Investors

Report of the Board of Executive Directors on agenda item 7

Report of the Board of Executive Directors to the General Meeting on April 30, 2009

In respect of Item 7 of the Agenda, the Board of Executive Directors submits in accordance with Article 9 of the Council Regulation on the Statute for a European Company in combination with Section 203 (2), sentence 2, in combination with Section 186 (4), sentence 2, of the German Stock Corporation Act

Report on the exclusion of the subscription right

The General Meeting on April 29, 2004, authorized the Board of Executive Directors to increase, with the consent of the Supervisory Board, until April 30, 2009, the company’s subscribed capital by up to € 500,000,000.00 by issuing new shares against contributions in cash or in kind (authorized capital). The possibility of excluding the shareholders’ statutory subscription right in the case of capital increases from this authorized capital is restricted to four strictly limited cases. The company has not made use of the authorized capital to date. The Board of Executive Directors and the Supervisory Board therefore propose its elimination.

With the authorization applied for in addition to create new authorized capital, the Board of Executive Directors is provided with a flexible instrument for fashioning corporate policy for the next five years as well.

The purpose of the proposed authorized capital is to enable the Board of Executive Directors to continue raising capital at short notice on the capital markets required for the further development of the company by issuing new shares or to take quick advantage of any more favorable market conditions for meeting a future financing requirement. In addition, the Board of Executive Directors is to be further enabled to acquire companies, parts of companies or holdings in other companies from third parties in return for issuing shares without having recourse to the capital markets.
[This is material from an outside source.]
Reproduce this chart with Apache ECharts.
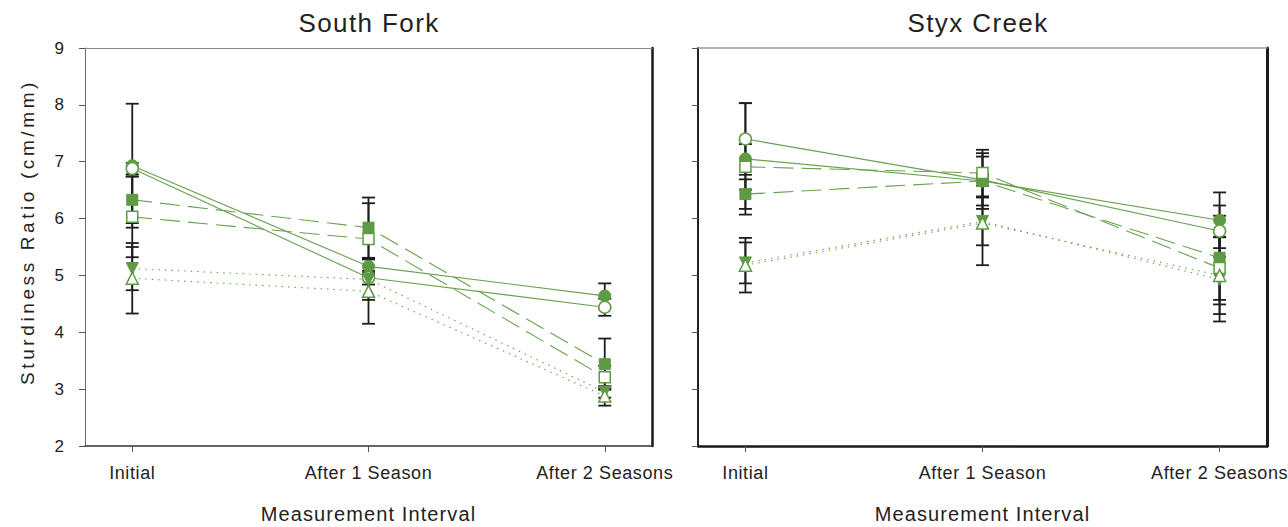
<!DOCTYPE html>
<html>
<head>
<meta charset="utf-8">
<script src="https://cdn.jsdelivr.net/npm/echarts@6/dist/echarts.min.js"></script>
<style>
html,body{margin:0;padding:0;background:#fff;}
#c{width:1288px;height:527px;}
</style>
</head>
<body>
<div id="c"></div>
<script>
// ---------- data ----------
const categories = ['Initial', 'After 1 Season', 'After 2 Seasons'];
const panelTitles = ['South Fork', 'Styx Creek'];
const yTickMin = 2, yTickMax = 9, yTickStep = 1;
const yAxisTitle = 'Sturdiness Ratio (cm/mm)';
const xAxisTitle = 'Measurement Interval';

// South Fork
const sfFilledCircle = [6.93, 5.16, 4.64];
const sfFilledCircleErr = [1.09, 0.12, 0.22];
const sfOpenCircle = [6.88, 4.96, 4.44];
const sfOpenCircleErr = [0.10, 0.12, 0.15];
const sfFilledSquare = [6.33, 5.84, 3.44];
const sfFilledSquareErr = [0.41, 0.53, 0.45];
const sfOpenSquare = [6.03, 5.64, 3.21];
const sfOpenSquareErr = [0.71, 0.63, 0.20];
const sfFilledTri = [5.12, 4.93, 2.95];
const sfFilledTriErr = [0.38, 0.36, 0.10];
const sfOpenTri = [4.95, 4.72, 2.88];
const sfOpenTriErr = [0.62, 0.57, 0.17];

// Styx Creek
const scFilledCircle = [7.05, 6.66, 5.97];
const scFilledCircleErr = [0.98, 0.43, 0.49];
const scOpenCircle = [7.40, 6.68, 5.78];
const scOpenCircleErr = [0.63, 0.10, 0.45];
const scFilledSquare = [6.43, 6.66, 5.31];
const scFilledSquareErr = [0.26, 0.49, 0.74];
const scOpenSquare = [6.91, 6.80, 5.13];
const scOpenSquareErr = [0.40, 0.41, 0.64];
const scFilledTri = [5.22, 5.95, 4.93];
const scFilledTriErr = [0.36, 0.42, 0.74];
const scOpenTri = [5.18, 5.92, 5.00];
const scOpenTriErr = [0.48, 0.74, 0.68];

// ---------- styling ----------
const GREEN = '#5f9a44';
const LINE_GREEN = '#69a24f';
const FONT = "'Liberation Sans', Arial, sans-serif";

const seriesDefs = [
  {key:'FilledCircle', symbol:'circle', size:12, filled:true, dash:'solid', rot:0},
  {key:'OpenCircle', symbol:'circle', size:12, filled:false, dash:'solid', rot:0},
  {key:'FilledSquare', symbol:'rect', size:11, filled:true, dash:[20,8], rot:0},
  {key:'OpenSquare', symbol:'rect', size:11, filled:false, dash:[20,8], rot:0},
  {key:'FilledTri', symbol:'triangle', size:12, filled:true, dash:[1.5,5], rot:180},
  {key:'OpenTri', symbol:'triangle', size:12, filled:false, dash:[1.5,5], rot:0}
];
const panelData = [
  {FilledCircle:[sfFilledCircle,sfFilledCircleErr], OpenCircle:[sfOpenCircle,sfOpenCircleErr],
   FilledSquare:[sfFilledSquare,sfFilledSquareErr], OpenSquare:[sfOpenSquare,sfOpenSquareErr],
   FilledTri:[sfFilledTri,sfFilledTriErr], OpenTri:[sfOpenTri,sfOpenTriErr]},
  {FilledCircle:[scFilledCircle,scFilledCircleErr], OpenCircle:[scOpenCircle,scOpenCircleErr],
   FilledSquare:[scFilledSquare,scFilledSquareErr], OpenSquare:[scOpenSquare,scOpenSquareErr],
   FilledTri:[scFilledTri,scFilledTriErr], OpenTri:[scOpenTri,scOpenTriErr]}
];

const grids = [
  {left:85, top:48, width:567, height:398, outerBoundsMode:'none', containLabel:false},
  {left:698, top:48, width:569, height:398, outerBoundsMode:'none', containLabel:false}
];
const titleCenters = [364, 973];
const catIdx = categories.map((c,i)=>i);

const xAxes = [], yAxes = [], series = [];
const borderStyles = [
  {bottom:{c:'#333',w:1.6}, top:{c:'#8a8a8a',w:1}, left:{c:'#6a6a6a',w:1}, right:{c:'#1a1a1a',w:2.5}, labels:true},
  {bottom:{c:'#1a1a1a',w:2.5}, top:{c:'#9a9a9a',w:1.5}, left:{c:'#222',w:2}, right:{c:'#1a1a1a',w:3}, labels:false}
];

grids.forEach((g, p) => {
  const b = borderStyles[p];
  xAxes.push({
    gridIndex:p, type:'value', min:-0.2, max:2.2, position:'bottom',
    axisLine:{show:true, onZero:false, lineStyle:{color:b.bottom.c, width:b.bottom.w}},
    axisTick:{show:true, customValues:catIdx, length:6, inside:false, lineStyle:{color:'#555', width:1}},
    axisLabel:{show:true, customValues:catIdx, formatter:(v)=>categories[Math.round(v)] || '',
      margin:18, fontSize:18, color:'#222', fontFamily:FONT},
    splitLine:{show:false},
    name:xAxisTitle, nameLocation:'middle', nameGap:58,
    nameTextStyle:{fontSize:20, color:'#222', fontFamily:FONT}
  });
  xAxes.push({
    gridIndex:p, type:'value', min:-0.2, max:2.2, position:'top',
    axisLine:{show:true, onZero:false, lineStyle:{color:b.top.c, width:b.top.w}},
    axisTick:{show:false}, axisLabel:{show:false}, splitLine:{show:false}
  });
  yAxes.push({
    gridIndex:p, type:'value', min:yTickMin, max:yTickMax, interval:yTickStep, position:'left',
    axisLine:{show:true, onZero:false, lineStyle:{color:b.left.c, width:b.left.w}},
    axisTick:{show:true, length:6, lineStyle:{color:'#555', width:1}},
    axisLabel:{show:b.labels, margin:21, fontSize:17, color:'#222', fontFamily:FONT},
    splitLine:{show:false}
  });
  yAxes.push({
    gridIndex:p, type:'value', min:yTickMin, max:yTickMax, interval:yTickStep, position:'right',
    axisLine:{show:true, onZero:false, lineStyle:{color:b.right.c, width:b.right.w}},
    axisTick:{show:false}, axisLabel:{show:false}, splitLine:{show:false}
  });

  const xi = p*2, yi = p*2;
  // error bars
  seriesDefs.forEach(d => {
    const [vals, errs] = panelData[p][d.key];
    series.push({
      type:'custom', xAxisIndex:xi, yAxisIndex:yi, z:2, silent:true,
      data: vals.map((v,i)=>[i, v-errs[i], v+errs[i]]),
      encode:{x:0, y:[1,2]},
      renderItem:(params, api) => {
        const x = api.value(0);
        const lo = api.coord([x, api.value(1)]);
        const hi = api.coord([x, api.value(2)]);
        const hw = 6.5;
        const st = {stroke:'#1e1e1e', lineWidth:1.8};
        return {type:'group', children:[
          {type:'line', shape:{x1:lo[0],y1:lo[1],x2:hi[0],y2:hi[1]}, style:st},
          {type:'line', shape:{x1:lo[0]-hw,y1:lo[1],x2:lo[0]+hw,y2:lo[1]}, style:st},
          {type:'line', shape:{x1:hi[0]-hw,y1:hi[1],x2:hi[0]+hw,y2:hi[1]}, style:st}
        ]};
      }
    });
  });
  // lines + markers
  seriesDefs.forEach(d => {
    const [vals] = panelData[p][d.key];
    series.push({
      type:'line', xAxisIndex:xi, yAxisIndex:yi, z:3,
      data: vals.map((v,i)=>[i, v]),
      symbol:d.symbol, symbolSize:d.size, symbolRotate:d.rot, showAllSymbol:true,
      lineStyle:{color:LINE_GREEN, width:1.1, type:d.dash},
      itemStyle: d.filled ? {color:GREEN, borderColor:GREEN, borderWidth:1}
                          : {color:'#ffffff', borderColor:GREEN, borderWidth:1.5},
      emphasis:{disabled:true}
    });
  });
});

const option = {
  animation:false,
  backgroundColor:'#ffffff',
  title: panelTitles.map((t,p)=>({
    text:t, left: titleCenters[p], top:5, textAlign:'center',
    textStyle:{fontSize:26, fontWeight:'normal', color:'#222', fontFamily:FONT}
  })),
  grid: grids,
  xAxis: xAxes,
  yAxis: yAxes,
  graphic:[{
    type:'text', x:27, y:232, rotation:Math.PI/2,
    style:{text:yAxisTitle, fontSize:19, fontFamily:FONT, fill:'#222', textAlign:'center', textVerticalAlign:'middle'}
  }],
  series: series
};

const chart = echarts.init(document.getElementById('c'), null, {renderer:'svg'});
chart.setOption(option);

const spacing = {};
panelTitles.forEach(t=>spacing[t]='1.4px');
categories.forEach(t=>spacing[t]='0.6px');
spacing[xAxisTitle] = '1.1px';
spacing[yAxisTitle] = '3.6px';
function applySpacing(){
  document.querySelectorAll('#c text').forEach(el=>{
    const s = spacing[el.textContent];
    if (s) el.style.letterSpacing = s;
  });
}
chart.on('finished', applySpacing);
applySpacing();
setTimeout(applySpacing, 50);
</script>
</body>
</html>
The latter possibility of issuing shares significantly increases the room for maneuver of the Board of Executive Directors in international competition, since particularly in the case of corporate mergers or the acquisition of companies, parts of companies and holdings, the consideration to be paid is frequently paid in the form of the acquirer’s shares. Particularly with the increasingly large corporate units that are involved in such transactions, the considerations can frequently not be met with money without putting undue strain on the company’s liquidity or raising its indebtedness to an undesirable extent. The use of authorized capital for these purposes means that it must be possible to exclude the subscription right. The Board of Executive Directors is therefore to be authorized to exclude the subscription right in these cases.

The exclusion in favor of owners of option certificates and creditors of convertible bonds enables these to participate in the capital increase to the extent to which they would be justified to participate if they had purchased shares by virtue of their option or conversion rights or conversion obligations. This counteracts any dilution as the result of the capital increase.

The Board of Executive Directors is also to be authorized to exclude the subscription right if the capital increase is effected against cash payment, the amount of issue is not substantially below the stock market price and the total number of shares issued under the authorization does not exceed ten percent of the subscribed capital at the time of issue. The arrangement complies with Section 186 (3), sentence 4, of the German Stock Corporation Act. In this way, the Board of Executive Directors will continue to be in a position to meet a future financing requirement at short notice and using any favorable capital market conditions to the advantage of the company and the shareholders. This is only possible to a very limited extent if the subscription right is granted because processing the subscription is very time consuming.

The authorization to exclude the subscription right for residual amounts opens up the possibility of laying down simple and practicable subscription conditions for raising capital. Residual amounts occur if not all shares can be distributed uniformly among the shareholders as the result of the subscription ratio or the amount of the capital increase. The residual amounts are of subordinate importance in relation to the whole capital increase.

The Board of Executive Directors will study on a case-by-case basis whether the use of the authorization for the capital increase and any exclusion of the subscription right are also in the well-understood interests of the company, taking the interests of the previous shareholders into consideration. The Board of Executive Directors will report on each use of the authorized capital at the next General Meetings.